Au fil de l’actu: Le paquebot ne peut continuer à naviguer ainsi…

Avec un taux de pauvreté de plus de 30%, selon l’indice de Gini (mesure statistique déterminant la répartition d’une variable : salaire, revenus, patrimoine au sein d’une population), un taux d’inflation de plus de 10%, un déficit budgétaire estimé à 7,5% (soit 2,5 fois la limite fixée par les accords de Maastricht pour les pays de l’UE) et une dette extérieure qui a atteint 42 milliards d’euros, soit près de 93% du PIB en juin 2022, selon le Fonds monétaire international (FMI), le paquebot des hommes ne peut continuer à naviguer ainsi en Tunisie.
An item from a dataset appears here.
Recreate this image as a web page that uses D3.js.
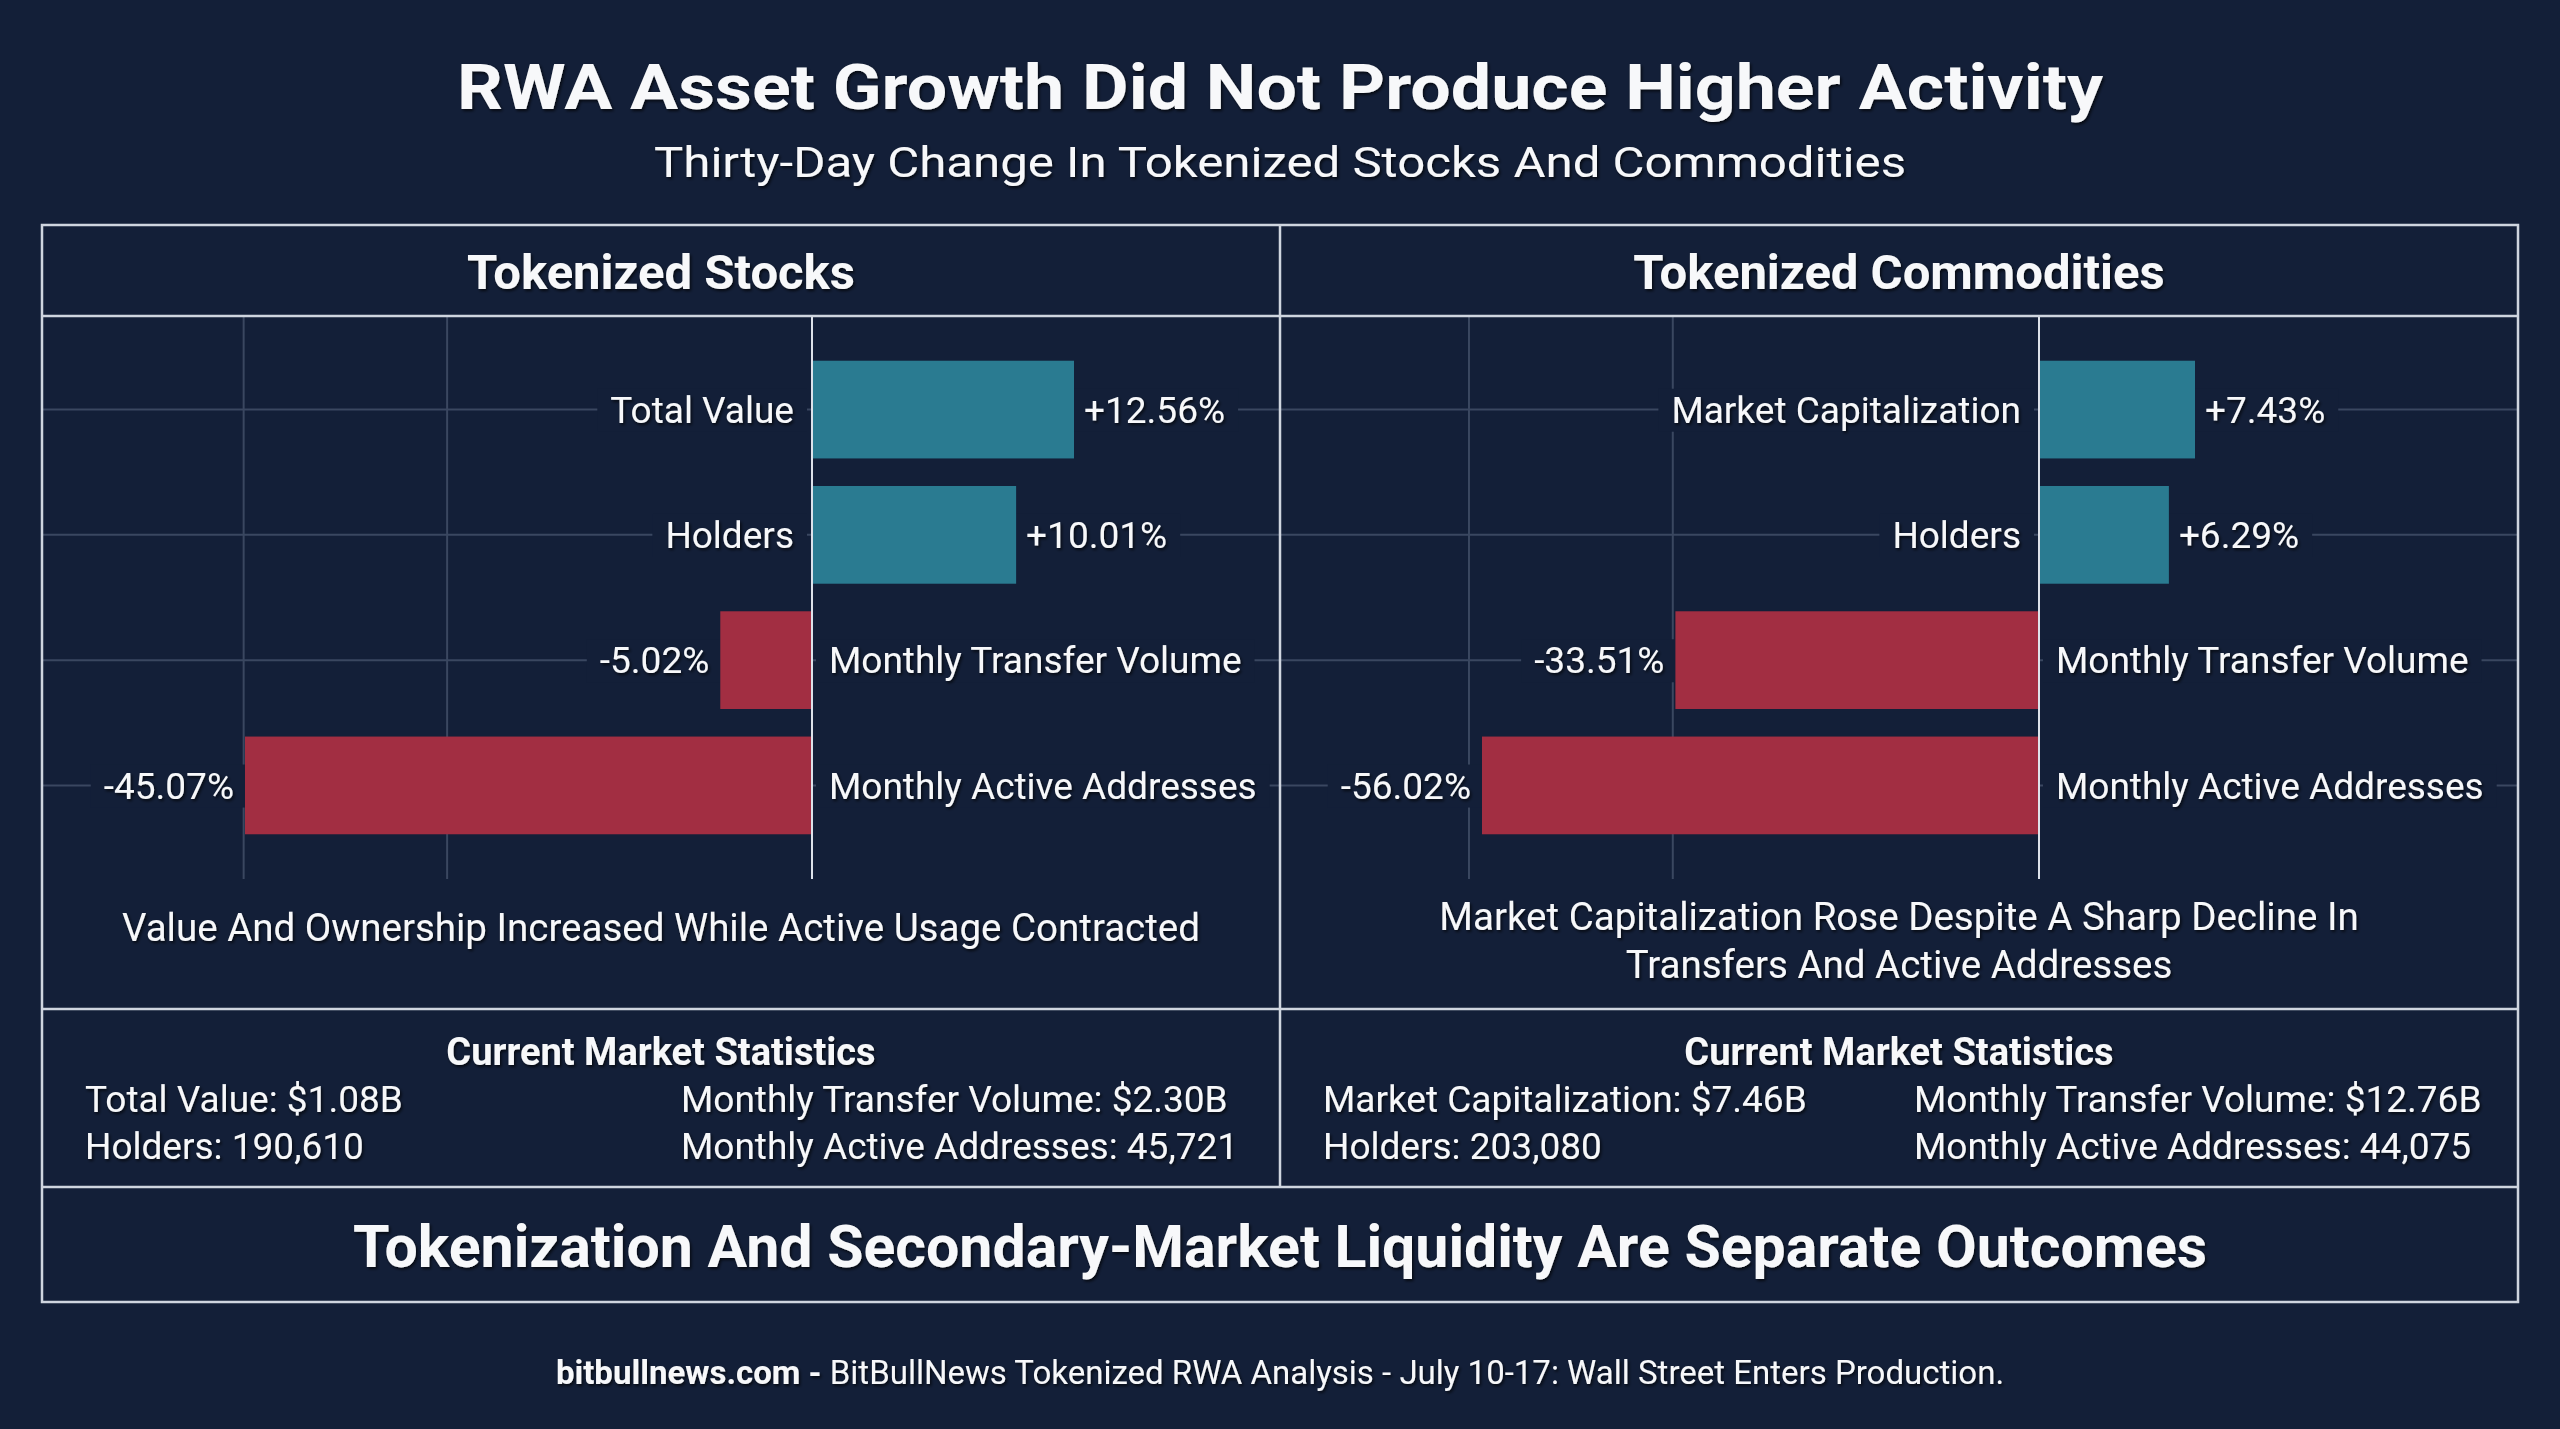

Le penseur, feu Hicham Djaït, avait déjà mis en garde contre une marche suicidaire entamée il y a plus de dix ans. Sauf que la légèreté de l’être tunisien en a voulu autrement. Le résultat est là et le constat est aujourd’hui amer : des traversées tragiques et dramatiques du grand large, des centaines de vies fauchées à la fleur de l’âge, une intrigante et perpétuelle fuite des cerveaux, une détresse qui se sent et se voit à tout bout de champ. Dans les rues et ruelles, les campagnes et bourgades, les cœurs sont tristes et solitaires, les visages fermés, les regards éteints.

La misère du pays est un kaléidoscope social et n’a d’égale qu’une économie torpillée.

En tuant l’espoir, on tue un peuple

Pour bon nombre de Tunisiens, la patrie serait devenue une grande prison. Pourtant, l’on continue à ignorer la condition humaine chez nous.

L’on se pavane et l’on ignore ceux qui sont dans le besoin. Une vie entière ne suffirait pas pour absorber la tragédie que l’on vit, ici, depuis plus d’une décennie. D’autant plus que les banqueroutes sont multiformes dans cet État financièrement failli.

Elles sont économiques, institutionnelles, morales, politiques et sociales. Parvenu à un tel stade de déliquescence, le pays ne peut donner espoir à ses enfants. Si bien que l’organisation de la société, les services publics y compris enseignement, santé et justice rappellent l’âge de la pierre. Pis. Dans cette Tunisie nouvelle, les riches raflent plus de richesses, les pauvres s’appauvrissent de plus en plus. La fuite des cerveaux demeure phénoménale : des dizaines de milliers d’ingénieurs, de médecins, d’enseignants ont quitté le pays ces dernières années, selon des statistiques officielles. Et près de 78% des compétences souhaitent partir, d’après un sondage de l’Institut tunisien des études stratégiques.

Absurde duo

Le pays est pris à la gorge. Le fond de l’air est rouge. Le désespoir sape tout espoir de voir enfin émerger un Etat de droit, garantissant une égalité des chances à tous ses enfants. Aujourd’hui, en Tunisie, on a une économie aux pulsions suicidaires. La société semble sous une chape de plomb. Pourtant, show politique, information-spectacle continuent leur absurde duo. Paranoïaque, l’on cherche toujours des explications à des événements chaotiques. On a, hélas, des médias qui tiennent les vrais sujets à distance. Et le comble de la bêtise : des chroniqueurs qui, omniprésents, ne font qu’étendre la pensée conforme. Et des journalistes qui, corsetés dans un costume de craintes, ne sont point en mesure de rivaliser avec un facebook et un instagram qui altèrent la conscience plus que ne font les drogues. Une allégorie ?! Non, c’est plutôt un état de fait. La misère du pays est un kaléidoscope social. Mais le paquebot des hommes ne peut continuer à naviguer ainsi chez nous.